§ Given problem
Write the data out again, character for character, with no images.
☆ ☆ ☆
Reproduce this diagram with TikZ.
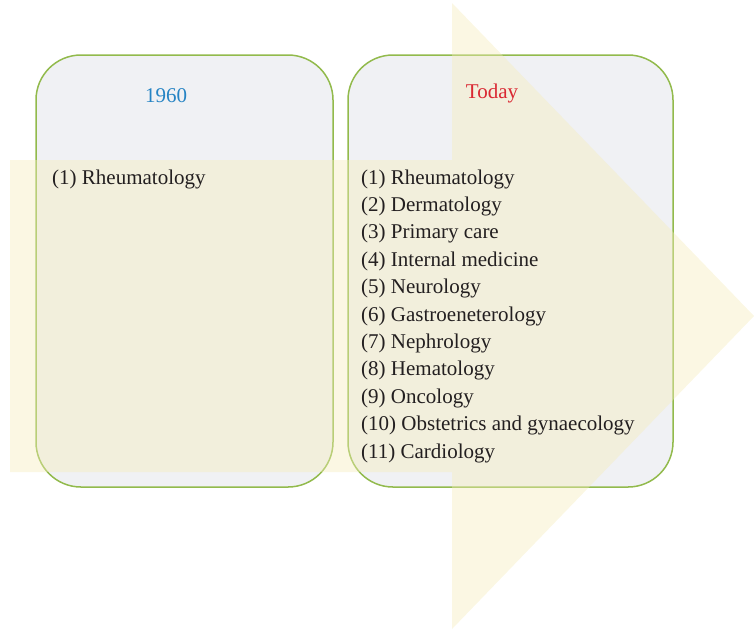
\documentclass[tikz,border=0pt]{standalone}
\usepackage{fontspec}
\setmainfont{Liberation Serif}
\usepackage{tikz}
\usetikzlibrary{calc}
\definecolor{boxgray}{RGB}{240,241,244}
\definecolor{boxgreen}{RGB}{146,186,76}
\definecolor{arrowyellow}{RGB}{245,236,185}
\definecolor{yearblue}{RGB}{38,132,196}
\definecolor{todayred}{RGB}{218,40,50}
\definecolor{textdark}{RGB}{35,31,32}
\tikzset{>=latex,
	panel/.style={draw=boxgreen, line width=1.5pt, fill=boxgray, rounded corners=45pt, inner sep=0pt},
	itemtext/.style={anchor=base west, inner sep=0pt, text=textdark, font=\fontsize{21}{27}\selectfont},
	headtext/.style={inner sep=0pt, font=\fontsize{21}{27}\selectfont},
}
\begin{document}
\begin{tikzpicture}[x=1pt,y=-1pt]
			\useasboundingbox (0,0) rectangle (754,630);
			\node[panel, minimum width=297pt, minimum height=432pt] (past) at (184.5,271) {};
			\node[panel, minimum width=325pt, minimum height=432pt] (now) at (510.5,271) {};
			\fill[arrowyellow, fill opacity=0.4] (10,160) -- (452,160) -- (452,3) -- (754,316) -- (452,629) -- (452,472) -- (10,472) -- cycle;
			\node[headtext, text=yearblue] (year) at (166,96) {1960};
			\node[headtext, text=todayred] (today) at (492,93) {Today};
			\node[itemtext] (old1) at (52,184) {(1) Rheumatology};
			\foreach \name [count=\i] in {Rheumatology, Dermatology, Primary care, Internal medicine, Neurology, Gastroeneterology, Nephrology, Hematology, Oncology, Obstetrics and gynaecology, Cardiology}
				\node[itemtext] (new\i) at (361,{184+27.4*(\i-1)}) {(\i) \name};
		\end{tikzpicture}
\end{document}
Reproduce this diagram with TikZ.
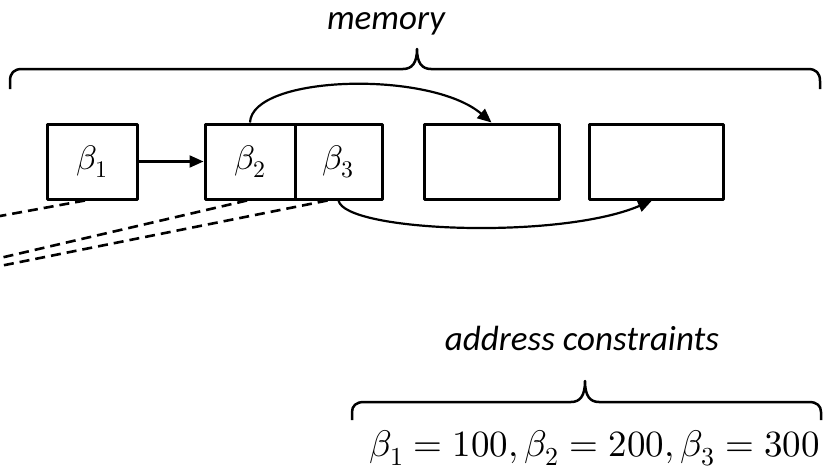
\documentclass[tikz,border=0pt]{standalone}
\usepackage{fontspec}
\usepackage{unicode-math}
\setmainfont{Carlito}
\setmathfont{Latin Modern Math}
\usetikzlibrary{arrows.meta}
\begin{document}
\begin{tikzpicture}[x=1pt,y=-1pt,line join=round,
  cell/.style={draw,line width=3pt,minimum height=75pt,inner sep=0pt,font=\fontsize{34}{38}\selectfont},
  arr/.style={line width=2.2pt,-{Triangle[length=14pt,width=12pt]}},
  dashline/.style={line width=2.6pt,dash pattern=on 10pt off 6pt},
  brace/.style={line width=2.5pt},
  lab/.style={font=\itshape\fontsize{35}{40}\selectfont,inner sep=0pt}]
\useasboundingbox (0,0) rectangle (823,471);
\node[cell,minimum width=90pt] (b1) at (92,161.5) {$\beta_1$};
\node[cell,minimum width=90pt] (b2) at (250,161.5) {$\beta_2$};
\node[cell,minimum width=87pt] (b3) at (338.5,161.5) {$\beta_3$};
\node[cell,minimum width=135pt] (b4) at (491.5,161.5) {};
\node[cell,minimum width=134pt] (b5) at (656,161.5) {};
\draw[arr] (b1.east) -- (b2.west);
\draw[arr] (b2.north) .. controls (252,75) and (430,70) .. (b4.north);
\draw[arr] (b3.south) .. controls (345,232) and (560,240) .. ([xshift=-4pt]b5.south);
\coordinate (d1) at (0,216);
\coordinate (d2) at (0,258);
\coordinate (d3) at (0,266);
\draw[dashline] ([xshift=-7pt]b1.south) -- (d1);
\draw[dashline] ([xshift=-3pt]b2.south) -- (d2);
\draw[dashline] ([xshift=-11pt]b3.south) -- (d3);
\draw[brace] (10,89) -- (10,81) .. controls (10,73) and (14,69) .. (22,69) -- (403,69)
  .. controls (412,69) and (417,63) .. (417,49) .. controls (417,63) and (422,69) .. (431,69)
  -- (808,69) .. controls (816,69) and (820,73) .. (820,81) -- (820,89);
\draw[brace] (352,420) -- (352,412) .. controls (352,406) and (356,402) .. (364,402) -- (571,402)
  .. controls (580,402) and (585,396) .. (585,381) .. controls (585,396) and (590,402) .. (599,402)
  -- (809,402) .. controls (817,402) and (821,406) .. (821,412) -- (821,420);
\node[lab,anchor=base] (mem) at (386,30) {memory};
\node[lab,anchor=base] (addr) at (582,350) {address constraints};
\node[anchor=base east,inner sep=0pt,font=\fontsize{37}{42}\selectfont] (eq) at (820,456) {$\beta_1=100,\beta_2=200,\beta_3=300$};
\end{tikzpicture}
\end{document}
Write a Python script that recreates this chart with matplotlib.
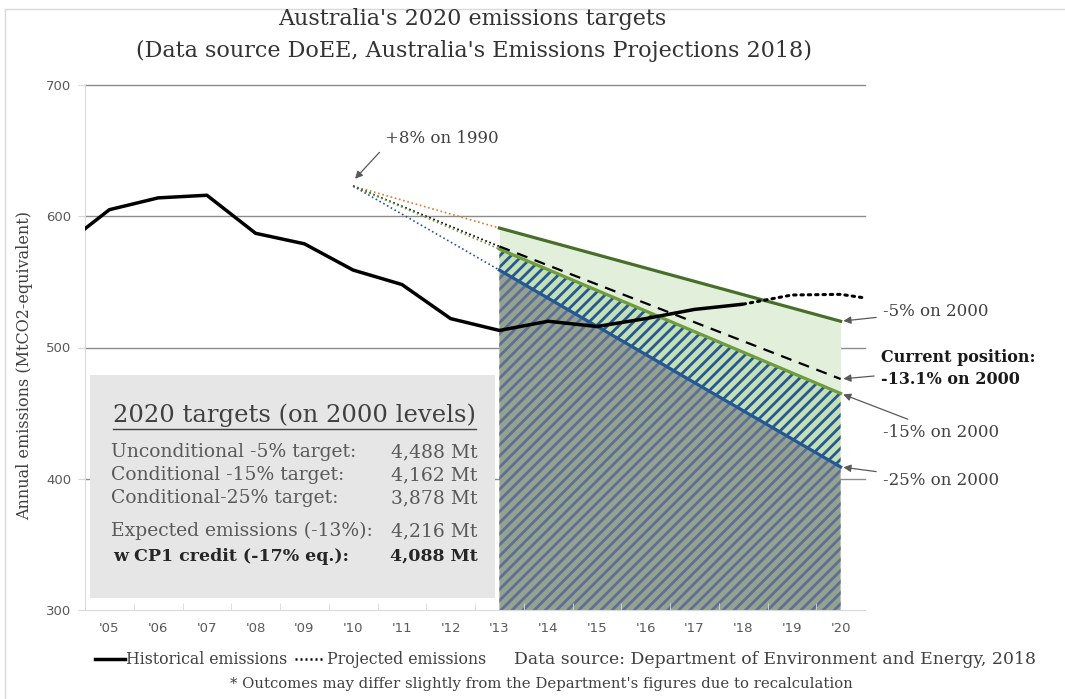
☆ ☆ ☆
§ Answer for the task
Reproduce this diagram with TikZ.
\documentclass[tikz,border=0pt]{standalone}
\usepackage{fontspec}
\setmainfont{Liberation Serif}
\usepackage{tikz}
\usetikzlibrary{calc}
\definecolor{boxgray}{RGB}{240,241,244}
\definecolor{boxgreen}{RGB}{146,186,76}
\definecolor{arrowyellow}{RGB}{245,236,185}
\definecolor{yearblue}{RGB}{38,132,196}
\definecolor{todayred}{RGB}{218,40,50}
\definecolor{textdark}{RGB}{35,31,32}
\tikzset{>=latex,
	panel/.style={draw=boxgreen, line width=1.5pt, fill=boxgray, rounded corners=45pt, inner sep=0pt},
	itemtext/.style={anchor=base west, inner sep=0pt, text=textdark, font=\fontsize{21}{27}\selectfont},
	headtext/.style={inner sep=0pt, font=\fontsize{21}{27}\selectfont},
}
\begin{document}
\begin{tikzpicture}[x=1pt,y=-1pt]
			\useasboundingbox (0,0) rectangle (754,630);
			\node[panel, minimum width=297pt, minimum height=432pt] (past) at (184.5,271) {};
			\node[panel, minimum width=325pt, minimum height=432pt] (now) at (510.5,271) {};
			\fill[arrowyellow, fill opacity=0.4] (10,160) -- (452,160) -- (452,3) -- (754,316) -- (452,629) -- (452,472) -- (10,472) -- cycle;
			\node[headtext, text=yearblue] (year) at (166,96) {1960};
			\node[headtext, text=todayred] (today) at (492,93) {Today};
			\node[itemtext] (old1) at (52,184) {(1) Rheumatology};
			\foreach \name [count=\i] in {Rheumatology, Dermatology, Primary care, Internal medicine, Neurology, Gastroeneterology, Nephrology, Hematology, Oncology, Obstetrics and gynaecology, Cardiology}
				\node[itemtext] (new\i) at (361,{184+27.4*(\i-1)}) {(\i) \name};
		\end{tikzpicture}
\end{document}
Reproduce this diagram with TikZ.
\documentclass[tikz,border=0pt]{standalone}
\usepackage{fontspec}
\usepackage{unicode-math}
\setmainfont{Carlito}
\setmathfont{Latin Modern Math}
\usetikzlibrary{arrows.meta}
\begin{document}
\begin{tikzpicture}[x=1pt,y=-1pt,line join=round,
  cell/.style={draw,line width=3pt,minimum height=75pt,inner sep=0pt,font=\fontsize{34}{38}\selectfont},
  arr/.style={line width=2.2pt,-{Triangle[length=14pt,width=12pt]}},
  dashline/.style={line width=2.6pt,dash pattern=on 10pt off 6pt},
  brace/.style={line width=2.5pt},
  lab/.style={font=\itshape\fontsize{35}{40}\selectfont,inner sep=0pt}]
\useasboundingbox (0,0) rectangle (823,471);
\node[cell,minimum width=90pt] (b1) at (92,161.5) {$\beta_1$};
\node[cell,minimum width=90pt] (b2) at (250,161.5) {$\beta_2$};
\node[cell,minimum width=87pt] (b3) at (338.5,161.5) {$\beta_3$};
\node[cell,minimum width=135pt] (b4) at (491.5,161.5) {};
\node[cell,minimum width=134pt] (b5) at (656,161.5) {};
\draw[arr] (b1.east) -- (b2.west);
\draw[arr] (b2.north) .. controls (252,75) and (430,70) .. (b4.north);
\draw[arr] (b3.south) .. controls (345,232) and (560,240) .. ([xshift=-4pt]b5.south);
\coordinate (d1) at (0,216);
\coordinate (d2) at (0,258);
\coordinate (d3) at (0,266);
\draw[dashline] ([xshift=-7pt]b1.south) -- (d1);
\draw[dashline] ([xshift=-3pt]b2.south) -- (d2);
\draw[dashline] ([xshift=-11pt]b3.south) -- (d3);
\draw[brace] (10,89) -- (10,81) .. controls (10,73) and (14,69) .. (22,69) -- (403,69)
  .. controls (412,69) and (417,63) .. (417,49) .. controls (417,63) and (422,69) .. (431,69)
  -- (808,69) .. controls (816,69) and (820,73) .. (820,81) -- (820,89);
\draw[brace] (352,420) -- (352,412) .. controls (352,406) and (356,402) .. (364,402) -- (571,402)
  .. controls (580,402) and (585,396) .. (585,381) .. controls (585,396) and (590,402) .. (599,402)
  -- (809,402) .. controls (817,402) and (821,406) .. (821,412) -- (821,420);
\node[lab,anchor=base] (mem) at (386,30) {memory};
\node[lab,anchor=base] (addr) at (582,350) {address constraints};
\node[anchor=base east,inner sep=0pt,font=\fontsize{37}{42}\selectfont] (eq) at (820,456) {$\beta_1=100,\beta_2=200,\beta_3=300$};
\end{tikzpicture}
\end{document}
Write a Python script that recreates this chart with matplotlib.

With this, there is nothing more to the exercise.